| OBJECTIVE |
Your task is to count the lines of the entries below that include the word "this" and to give only the resulting number.

++++ INFORMATION GIVEN ++++

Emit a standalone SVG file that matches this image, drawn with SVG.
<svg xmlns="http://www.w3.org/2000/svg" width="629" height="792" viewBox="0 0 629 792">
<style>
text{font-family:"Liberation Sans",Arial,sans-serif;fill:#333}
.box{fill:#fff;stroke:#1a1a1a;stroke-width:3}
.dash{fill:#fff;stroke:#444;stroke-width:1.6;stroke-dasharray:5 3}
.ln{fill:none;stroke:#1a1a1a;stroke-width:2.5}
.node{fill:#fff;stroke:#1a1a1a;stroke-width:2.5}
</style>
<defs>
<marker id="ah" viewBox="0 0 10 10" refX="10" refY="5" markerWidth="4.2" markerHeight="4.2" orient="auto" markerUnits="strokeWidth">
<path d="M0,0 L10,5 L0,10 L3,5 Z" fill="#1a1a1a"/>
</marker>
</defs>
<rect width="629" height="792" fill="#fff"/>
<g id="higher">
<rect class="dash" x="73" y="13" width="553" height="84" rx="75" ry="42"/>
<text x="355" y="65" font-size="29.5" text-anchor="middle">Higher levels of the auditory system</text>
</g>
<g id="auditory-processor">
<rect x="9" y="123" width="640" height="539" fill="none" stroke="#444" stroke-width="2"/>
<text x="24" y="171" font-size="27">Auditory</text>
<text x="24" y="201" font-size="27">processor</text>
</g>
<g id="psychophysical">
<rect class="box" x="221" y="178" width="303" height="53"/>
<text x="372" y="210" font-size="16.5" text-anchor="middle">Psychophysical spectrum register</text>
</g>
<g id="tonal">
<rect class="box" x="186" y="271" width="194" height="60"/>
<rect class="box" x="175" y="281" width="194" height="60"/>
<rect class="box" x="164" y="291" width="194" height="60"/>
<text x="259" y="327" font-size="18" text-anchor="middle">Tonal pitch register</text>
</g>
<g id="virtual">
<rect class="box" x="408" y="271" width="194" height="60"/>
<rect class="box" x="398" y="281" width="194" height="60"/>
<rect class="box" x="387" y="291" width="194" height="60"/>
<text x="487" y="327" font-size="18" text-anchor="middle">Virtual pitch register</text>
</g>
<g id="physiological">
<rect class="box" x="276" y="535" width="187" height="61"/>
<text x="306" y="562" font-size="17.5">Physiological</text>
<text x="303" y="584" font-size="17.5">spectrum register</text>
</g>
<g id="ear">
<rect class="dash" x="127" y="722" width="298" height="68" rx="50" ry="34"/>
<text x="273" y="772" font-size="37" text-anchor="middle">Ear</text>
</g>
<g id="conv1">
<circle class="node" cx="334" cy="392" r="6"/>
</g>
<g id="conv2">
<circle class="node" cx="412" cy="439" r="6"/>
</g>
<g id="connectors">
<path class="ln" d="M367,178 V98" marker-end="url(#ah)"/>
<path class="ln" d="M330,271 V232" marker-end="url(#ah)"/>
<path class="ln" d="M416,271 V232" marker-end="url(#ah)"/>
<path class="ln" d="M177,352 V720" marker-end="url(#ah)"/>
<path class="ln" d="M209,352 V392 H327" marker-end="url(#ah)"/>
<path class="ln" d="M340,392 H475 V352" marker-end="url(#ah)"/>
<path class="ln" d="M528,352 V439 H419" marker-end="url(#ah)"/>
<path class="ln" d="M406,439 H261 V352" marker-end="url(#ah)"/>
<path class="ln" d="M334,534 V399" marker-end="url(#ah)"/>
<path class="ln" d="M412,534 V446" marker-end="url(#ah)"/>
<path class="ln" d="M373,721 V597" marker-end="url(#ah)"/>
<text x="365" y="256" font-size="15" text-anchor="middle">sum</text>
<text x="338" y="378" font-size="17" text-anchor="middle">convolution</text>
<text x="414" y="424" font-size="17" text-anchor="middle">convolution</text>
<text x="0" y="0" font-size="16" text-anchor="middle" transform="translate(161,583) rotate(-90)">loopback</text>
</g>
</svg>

++++
++++ INFORMATION GIVEN ++++

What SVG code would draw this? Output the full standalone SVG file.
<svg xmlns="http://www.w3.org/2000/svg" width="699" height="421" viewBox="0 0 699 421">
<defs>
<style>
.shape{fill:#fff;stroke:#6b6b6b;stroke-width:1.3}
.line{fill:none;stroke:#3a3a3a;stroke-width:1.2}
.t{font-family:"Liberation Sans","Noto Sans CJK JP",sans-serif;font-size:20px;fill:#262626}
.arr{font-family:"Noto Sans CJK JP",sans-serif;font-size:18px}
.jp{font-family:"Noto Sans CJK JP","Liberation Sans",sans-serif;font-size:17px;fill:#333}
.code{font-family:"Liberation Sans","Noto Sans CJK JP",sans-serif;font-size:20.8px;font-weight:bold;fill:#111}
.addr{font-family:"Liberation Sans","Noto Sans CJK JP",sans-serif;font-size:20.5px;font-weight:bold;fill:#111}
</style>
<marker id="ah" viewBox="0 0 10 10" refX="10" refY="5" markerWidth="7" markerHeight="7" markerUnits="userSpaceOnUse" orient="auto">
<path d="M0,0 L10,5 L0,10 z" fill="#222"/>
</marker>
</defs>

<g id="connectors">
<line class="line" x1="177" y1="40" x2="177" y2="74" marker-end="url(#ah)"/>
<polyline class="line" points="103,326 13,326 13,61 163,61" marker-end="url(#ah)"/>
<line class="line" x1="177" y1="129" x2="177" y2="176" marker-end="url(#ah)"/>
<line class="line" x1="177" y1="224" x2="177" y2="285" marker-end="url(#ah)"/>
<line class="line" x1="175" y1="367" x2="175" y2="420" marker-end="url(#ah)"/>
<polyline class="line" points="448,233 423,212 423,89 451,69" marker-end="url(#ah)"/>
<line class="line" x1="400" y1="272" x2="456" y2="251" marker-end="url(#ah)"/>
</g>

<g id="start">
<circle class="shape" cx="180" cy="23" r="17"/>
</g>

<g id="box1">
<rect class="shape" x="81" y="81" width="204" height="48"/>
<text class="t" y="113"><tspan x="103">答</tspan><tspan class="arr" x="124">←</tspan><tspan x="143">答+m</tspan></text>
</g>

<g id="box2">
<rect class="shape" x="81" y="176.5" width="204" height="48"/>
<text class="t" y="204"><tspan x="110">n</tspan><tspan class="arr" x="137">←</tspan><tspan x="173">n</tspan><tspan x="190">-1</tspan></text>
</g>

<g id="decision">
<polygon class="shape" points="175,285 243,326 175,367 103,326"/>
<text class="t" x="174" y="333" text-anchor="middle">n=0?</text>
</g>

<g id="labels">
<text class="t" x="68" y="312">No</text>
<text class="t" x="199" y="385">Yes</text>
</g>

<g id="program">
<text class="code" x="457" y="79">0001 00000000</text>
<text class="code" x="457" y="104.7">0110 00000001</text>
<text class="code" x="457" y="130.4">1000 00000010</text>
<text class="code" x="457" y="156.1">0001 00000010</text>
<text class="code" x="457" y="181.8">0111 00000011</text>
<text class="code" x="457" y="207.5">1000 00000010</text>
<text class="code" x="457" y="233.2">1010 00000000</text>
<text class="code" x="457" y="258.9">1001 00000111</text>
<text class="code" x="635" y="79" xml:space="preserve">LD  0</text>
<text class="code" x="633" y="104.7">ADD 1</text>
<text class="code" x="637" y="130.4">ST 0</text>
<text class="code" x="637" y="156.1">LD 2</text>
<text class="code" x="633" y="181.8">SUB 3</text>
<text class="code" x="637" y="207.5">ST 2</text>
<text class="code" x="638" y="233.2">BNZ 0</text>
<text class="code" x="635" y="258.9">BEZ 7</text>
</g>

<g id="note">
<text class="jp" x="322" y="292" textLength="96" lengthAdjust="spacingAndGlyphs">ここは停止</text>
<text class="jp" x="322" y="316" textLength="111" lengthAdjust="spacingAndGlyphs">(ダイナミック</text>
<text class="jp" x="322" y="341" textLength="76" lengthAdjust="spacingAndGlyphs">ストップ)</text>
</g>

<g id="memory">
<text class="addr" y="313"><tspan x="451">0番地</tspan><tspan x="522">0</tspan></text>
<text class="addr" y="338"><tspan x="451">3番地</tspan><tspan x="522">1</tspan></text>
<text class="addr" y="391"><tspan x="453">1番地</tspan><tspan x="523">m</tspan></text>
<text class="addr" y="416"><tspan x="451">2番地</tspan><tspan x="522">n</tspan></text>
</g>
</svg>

++++

| RESPONSE TO THE TASK |
2